Now, I have no intention of making a point on men or women loving more or longest or anything. I would say that depends on the type of love and the person and the situation, etc... Read C.S. Lewis' "The Four Loves" for more clarity.

But the very essence of love, of Love himself - this is what I speak of. Of course, the eternal God cannot be unfaithful, because he is all truth, all goodness, all perfection, and cannot contradict himself... yet, he need not will us into existence, need not sustain us, need not be so merciful, so loving, so beautifully captivating that we are drawn desperately into love with him! Yet, he is. And he lives on, loves on, ever-present, ever-faithful.

Truly!
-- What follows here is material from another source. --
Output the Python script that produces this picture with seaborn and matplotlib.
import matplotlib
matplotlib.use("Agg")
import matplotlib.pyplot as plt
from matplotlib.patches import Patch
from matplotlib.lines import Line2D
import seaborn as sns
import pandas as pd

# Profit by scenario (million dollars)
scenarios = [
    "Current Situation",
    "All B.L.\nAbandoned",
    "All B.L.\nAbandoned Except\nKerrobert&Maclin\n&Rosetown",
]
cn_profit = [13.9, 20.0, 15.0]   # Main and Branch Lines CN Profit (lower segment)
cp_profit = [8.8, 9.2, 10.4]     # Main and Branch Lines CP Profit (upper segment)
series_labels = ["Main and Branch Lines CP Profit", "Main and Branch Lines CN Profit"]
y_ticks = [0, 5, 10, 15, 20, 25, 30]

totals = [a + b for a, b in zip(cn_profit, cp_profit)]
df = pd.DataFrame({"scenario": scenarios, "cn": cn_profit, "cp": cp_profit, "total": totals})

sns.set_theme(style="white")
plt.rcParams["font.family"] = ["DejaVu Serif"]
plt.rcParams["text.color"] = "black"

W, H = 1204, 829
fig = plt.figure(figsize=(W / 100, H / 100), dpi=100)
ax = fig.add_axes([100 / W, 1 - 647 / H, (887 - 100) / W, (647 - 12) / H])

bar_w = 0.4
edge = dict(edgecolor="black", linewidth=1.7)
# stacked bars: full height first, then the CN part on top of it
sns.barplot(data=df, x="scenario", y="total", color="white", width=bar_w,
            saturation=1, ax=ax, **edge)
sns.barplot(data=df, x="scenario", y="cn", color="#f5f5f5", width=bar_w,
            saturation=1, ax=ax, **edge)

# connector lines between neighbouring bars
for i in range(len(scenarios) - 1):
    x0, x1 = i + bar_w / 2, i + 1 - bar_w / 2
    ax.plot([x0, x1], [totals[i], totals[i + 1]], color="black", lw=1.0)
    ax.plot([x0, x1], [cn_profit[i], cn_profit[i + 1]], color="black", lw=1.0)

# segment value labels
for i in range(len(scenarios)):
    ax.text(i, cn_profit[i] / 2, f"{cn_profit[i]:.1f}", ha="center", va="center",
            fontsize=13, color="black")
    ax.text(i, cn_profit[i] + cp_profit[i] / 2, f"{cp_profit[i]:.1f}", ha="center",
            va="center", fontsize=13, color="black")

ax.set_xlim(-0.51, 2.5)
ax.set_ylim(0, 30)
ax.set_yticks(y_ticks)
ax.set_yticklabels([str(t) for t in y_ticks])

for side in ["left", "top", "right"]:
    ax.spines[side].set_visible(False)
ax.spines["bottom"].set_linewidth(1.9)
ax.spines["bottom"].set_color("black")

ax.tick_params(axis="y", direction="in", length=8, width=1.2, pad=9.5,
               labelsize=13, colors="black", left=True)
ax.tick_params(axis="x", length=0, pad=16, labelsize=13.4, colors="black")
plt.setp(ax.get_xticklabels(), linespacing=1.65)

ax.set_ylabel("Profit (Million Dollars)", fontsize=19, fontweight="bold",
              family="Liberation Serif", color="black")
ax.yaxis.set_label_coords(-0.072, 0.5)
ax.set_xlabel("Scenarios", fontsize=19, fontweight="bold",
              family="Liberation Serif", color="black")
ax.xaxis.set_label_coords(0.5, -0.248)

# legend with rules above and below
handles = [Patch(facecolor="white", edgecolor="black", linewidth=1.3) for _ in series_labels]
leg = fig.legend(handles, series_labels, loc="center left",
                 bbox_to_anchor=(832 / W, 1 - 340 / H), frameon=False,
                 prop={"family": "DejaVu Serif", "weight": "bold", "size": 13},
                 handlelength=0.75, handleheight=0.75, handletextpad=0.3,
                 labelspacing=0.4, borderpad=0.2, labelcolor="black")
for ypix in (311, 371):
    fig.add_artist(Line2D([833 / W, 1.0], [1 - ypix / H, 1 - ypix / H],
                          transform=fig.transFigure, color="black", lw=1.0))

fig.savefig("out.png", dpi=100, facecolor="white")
Even our parents or brothers and sisters or BFF's are not able to imitate this fidelity of love! He is there.. always. In the midst of our sadness, frustration, disappointment, anger, anxiety, annoyance, despair, even in our most blatant sin... He stands by us. He will not leave. There's no, "packing up and moving on" for him. He is love. Love is eternal. Love is faithful.

One of my favorite lines in Scripture is, "This saying is trustworthy: If we have died with him we shall also live with him; if we persevere we shall also reign with him. But if we deny him he will deny us. If we are unfaithful he remains faithful, for he cannot deny himself" (2 Tim. 2:11-13). 
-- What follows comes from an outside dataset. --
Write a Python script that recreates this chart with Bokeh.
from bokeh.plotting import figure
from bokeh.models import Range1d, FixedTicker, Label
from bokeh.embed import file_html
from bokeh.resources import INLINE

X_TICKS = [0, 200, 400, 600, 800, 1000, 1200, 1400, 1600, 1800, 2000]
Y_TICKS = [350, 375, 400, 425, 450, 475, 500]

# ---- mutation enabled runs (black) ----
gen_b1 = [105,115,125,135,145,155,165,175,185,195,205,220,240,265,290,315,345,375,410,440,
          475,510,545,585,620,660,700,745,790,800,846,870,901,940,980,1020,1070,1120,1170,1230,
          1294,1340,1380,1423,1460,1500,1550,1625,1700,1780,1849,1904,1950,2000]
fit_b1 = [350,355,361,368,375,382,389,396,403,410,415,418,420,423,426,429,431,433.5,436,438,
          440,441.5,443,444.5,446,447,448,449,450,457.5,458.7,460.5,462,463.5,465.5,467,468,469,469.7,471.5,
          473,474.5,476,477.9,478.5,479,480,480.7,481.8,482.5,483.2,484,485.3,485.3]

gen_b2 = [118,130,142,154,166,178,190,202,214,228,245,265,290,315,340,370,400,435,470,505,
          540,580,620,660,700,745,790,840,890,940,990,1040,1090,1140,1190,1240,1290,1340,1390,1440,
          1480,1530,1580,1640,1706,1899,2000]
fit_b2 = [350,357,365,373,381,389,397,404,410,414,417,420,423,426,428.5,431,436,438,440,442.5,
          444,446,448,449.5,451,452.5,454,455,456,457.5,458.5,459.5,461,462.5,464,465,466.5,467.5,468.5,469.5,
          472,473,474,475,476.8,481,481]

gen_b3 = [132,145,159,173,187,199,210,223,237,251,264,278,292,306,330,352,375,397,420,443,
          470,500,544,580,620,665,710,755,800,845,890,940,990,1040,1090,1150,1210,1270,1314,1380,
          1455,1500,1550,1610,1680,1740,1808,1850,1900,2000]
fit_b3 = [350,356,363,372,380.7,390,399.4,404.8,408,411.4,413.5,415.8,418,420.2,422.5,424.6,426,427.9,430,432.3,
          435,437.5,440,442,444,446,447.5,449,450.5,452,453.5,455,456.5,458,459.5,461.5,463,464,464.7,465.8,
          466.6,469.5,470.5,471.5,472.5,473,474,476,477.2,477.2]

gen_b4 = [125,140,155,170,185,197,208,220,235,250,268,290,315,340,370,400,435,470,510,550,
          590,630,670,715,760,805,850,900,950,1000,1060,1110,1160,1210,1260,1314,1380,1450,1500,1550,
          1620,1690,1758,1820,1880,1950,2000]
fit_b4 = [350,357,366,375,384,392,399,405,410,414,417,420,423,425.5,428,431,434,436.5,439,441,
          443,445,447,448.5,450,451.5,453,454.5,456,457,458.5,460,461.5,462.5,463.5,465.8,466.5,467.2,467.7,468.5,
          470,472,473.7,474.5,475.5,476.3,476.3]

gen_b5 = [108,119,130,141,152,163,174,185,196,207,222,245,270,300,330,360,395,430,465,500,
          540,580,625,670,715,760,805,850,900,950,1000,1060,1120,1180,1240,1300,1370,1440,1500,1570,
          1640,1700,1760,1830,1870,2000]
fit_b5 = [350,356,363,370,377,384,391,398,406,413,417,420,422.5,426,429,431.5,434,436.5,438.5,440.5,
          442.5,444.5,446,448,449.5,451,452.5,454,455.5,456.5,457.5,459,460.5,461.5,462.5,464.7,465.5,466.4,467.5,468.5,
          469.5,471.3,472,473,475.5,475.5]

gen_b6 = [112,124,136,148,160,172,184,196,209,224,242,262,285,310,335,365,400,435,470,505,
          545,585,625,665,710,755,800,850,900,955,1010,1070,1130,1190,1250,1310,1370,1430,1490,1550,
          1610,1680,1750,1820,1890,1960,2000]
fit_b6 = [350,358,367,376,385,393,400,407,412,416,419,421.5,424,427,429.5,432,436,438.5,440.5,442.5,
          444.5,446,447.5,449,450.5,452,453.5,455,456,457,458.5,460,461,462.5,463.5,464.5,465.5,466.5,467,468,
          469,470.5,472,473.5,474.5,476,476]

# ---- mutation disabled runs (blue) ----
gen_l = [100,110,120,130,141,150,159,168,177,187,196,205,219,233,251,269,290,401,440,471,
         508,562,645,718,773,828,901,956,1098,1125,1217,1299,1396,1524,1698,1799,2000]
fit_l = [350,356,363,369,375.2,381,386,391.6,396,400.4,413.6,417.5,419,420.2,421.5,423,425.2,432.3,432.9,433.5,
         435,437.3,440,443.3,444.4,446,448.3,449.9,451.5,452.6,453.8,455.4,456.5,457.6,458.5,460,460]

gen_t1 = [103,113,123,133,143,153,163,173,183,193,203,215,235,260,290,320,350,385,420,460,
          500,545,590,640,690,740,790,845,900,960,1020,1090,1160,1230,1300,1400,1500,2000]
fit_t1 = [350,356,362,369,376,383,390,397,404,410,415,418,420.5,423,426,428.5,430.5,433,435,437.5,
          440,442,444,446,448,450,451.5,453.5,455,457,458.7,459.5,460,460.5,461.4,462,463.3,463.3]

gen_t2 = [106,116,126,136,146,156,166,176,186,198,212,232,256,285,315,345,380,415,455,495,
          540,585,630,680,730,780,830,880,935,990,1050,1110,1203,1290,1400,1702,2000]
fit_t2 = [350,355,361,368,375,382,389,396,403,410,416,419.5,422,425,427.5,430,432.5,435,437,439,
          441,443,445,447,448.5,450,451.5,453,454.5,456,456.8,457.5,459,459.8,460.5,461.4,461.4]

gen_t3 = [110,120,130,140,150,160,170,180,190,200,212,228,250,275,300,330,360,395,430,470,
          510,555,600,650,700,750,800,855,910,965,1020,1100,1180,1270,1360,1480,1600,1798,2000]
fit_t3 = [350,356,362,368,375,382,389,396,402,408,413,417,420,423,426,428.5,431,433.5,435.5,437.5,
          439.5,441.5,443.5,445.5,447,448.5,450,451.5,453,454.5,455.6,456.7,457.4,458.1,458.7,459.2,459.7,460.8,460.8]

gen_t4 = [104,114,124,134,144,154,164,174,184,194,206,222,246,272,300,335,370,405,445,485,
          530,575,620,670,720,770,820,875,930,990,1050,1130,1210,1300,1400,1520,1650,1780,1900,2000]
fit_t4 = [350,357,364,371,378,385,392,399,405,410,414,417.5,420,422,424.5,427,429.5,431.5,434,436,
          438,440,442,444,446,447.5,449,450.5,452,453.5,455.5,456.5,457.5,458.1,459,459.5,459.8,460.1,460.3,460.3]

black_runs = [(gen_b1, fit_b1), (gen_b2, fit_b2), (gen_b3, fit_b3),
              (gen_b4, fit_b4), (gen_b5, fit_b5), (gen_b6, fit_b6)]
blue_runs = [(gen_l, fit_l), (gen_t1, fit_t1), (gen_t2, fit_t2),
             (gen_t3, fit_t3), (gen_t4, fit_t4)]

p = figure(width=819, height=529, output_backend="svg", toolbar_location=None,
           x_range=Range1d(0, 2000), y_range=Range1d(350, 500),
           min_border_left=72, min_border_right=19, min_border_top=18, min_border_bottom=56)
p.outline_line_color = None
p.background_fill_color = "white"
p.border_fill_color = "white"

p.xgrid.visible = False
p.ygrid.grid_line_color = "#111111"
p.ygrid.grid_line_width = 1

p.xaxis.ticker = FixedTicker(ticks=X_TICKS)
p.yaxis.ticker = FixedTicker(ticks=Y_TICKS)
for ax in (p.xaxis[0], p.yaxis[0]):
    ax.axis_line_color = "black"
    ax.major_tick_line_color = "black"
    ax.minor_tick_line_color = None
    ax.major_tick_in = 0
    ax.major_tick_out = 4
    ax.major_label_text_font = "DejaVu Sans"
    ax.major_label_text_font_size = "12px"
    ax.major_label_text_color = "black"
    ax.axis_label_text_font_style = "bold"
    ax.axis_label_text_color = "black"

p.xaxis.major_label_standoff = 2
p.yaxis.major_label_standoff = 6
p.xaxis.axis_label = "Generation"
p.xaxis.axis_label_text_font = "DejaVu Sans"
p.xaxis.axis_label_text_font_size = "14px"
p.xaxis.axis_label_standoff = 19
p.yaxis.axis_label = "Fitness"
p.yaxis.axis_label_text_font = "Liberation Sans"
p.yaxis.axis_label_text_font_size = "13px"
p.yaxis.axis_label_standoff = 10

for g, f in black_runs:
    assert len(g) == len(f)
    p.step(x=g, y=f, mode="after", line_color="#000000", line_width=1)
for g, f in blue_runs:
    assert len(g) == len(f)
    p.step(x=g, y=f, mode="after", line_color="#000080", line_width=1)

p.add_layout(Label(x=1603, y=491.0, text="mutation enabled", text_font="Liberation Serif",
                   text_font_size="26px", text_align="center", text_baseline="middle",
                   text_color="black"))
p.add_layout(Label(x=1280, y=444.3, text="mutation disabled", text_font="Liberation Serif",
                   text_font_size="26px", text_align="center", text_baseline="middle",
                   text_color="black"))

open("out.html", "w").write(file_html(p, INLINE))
Oh, what love! What mercy! Who doesn't feel the sting of a love unrequited? Who hasn't suffered the angst and irritation when someone who is supposed to care just simply doesn't? When jealousy or selfishness or pride or vanity keep the other from seeing our needs or from caring about our distress. Who doesn't know the pain of rejection, or not being good enough, or even simply not being enough?
This lover, our God, he didn't stop when we let all of that rejection come from us. He didn't stop. He didn't turn back. He didn't turn his back. No, instead, he held his tongue, and innocently suffered our punishment, just so that he could win us back. This is crazy talk! If we read a novel about a man so in love with a girl who continued to be unfaithful to him, we would either think he was crazy or be brought to tears by his faithfulness. If he actually died to protect her, when she was unaware, and when she kept right on not-returning-his-love because she didn't know he had sacrificed his life for her... well, we ought to be weeping. That's just terrible. And wonderful. And crazy. AND IT HAPPENED. Welcome to Jesus and the Cross. Each and every one of us - he loved us, he loves us, that much!
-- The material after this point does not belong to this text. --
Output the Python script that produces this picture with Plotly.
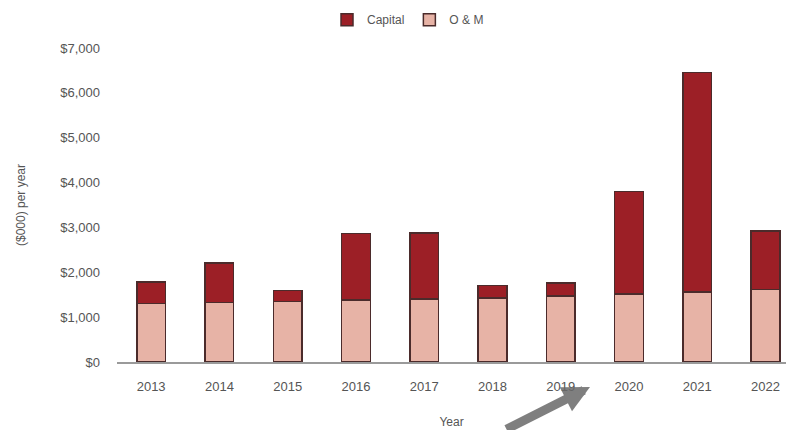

I hope that one day I love another person so fully and constantly, that if I needed to offer my life for them I would without hesitation. This is why love is amazing. In it's nature as faithful, it makes changes. It brings about conversion, transformation, transfiguration, movement. Love's eternal gift equals love's ever-new-ness. Each morning is new, each moment is new, the other person is new - this is the movement of love in the heart and mind, on the person and the other. It creates and recreates.

Fidelity is something that is always bringing a surprise along with it. We seem to just expect things to stop, or to end if they change. We forget that we ourselves, as people, have been changing since the first minutes of our conception. Our rapid development slows with time, but we still continue to grow and change physically, psychologically, socially, etc.. throughout life. Simply because we notice a change there doesn't mean that what was before is gone. It usually is still present, but a another building block, another foundation stone, another step further up. We build up from what we have. Change doesn't mean totally different, just renewed. Love does this. What was there is still there, but what has come is new and different, and the ever-going-new-and-different leads to a love that never tires, never quits, never ends.

Oh Lord, teach us to love like this! Father, lead your little ones to love you and one another as you have loved us. Amen.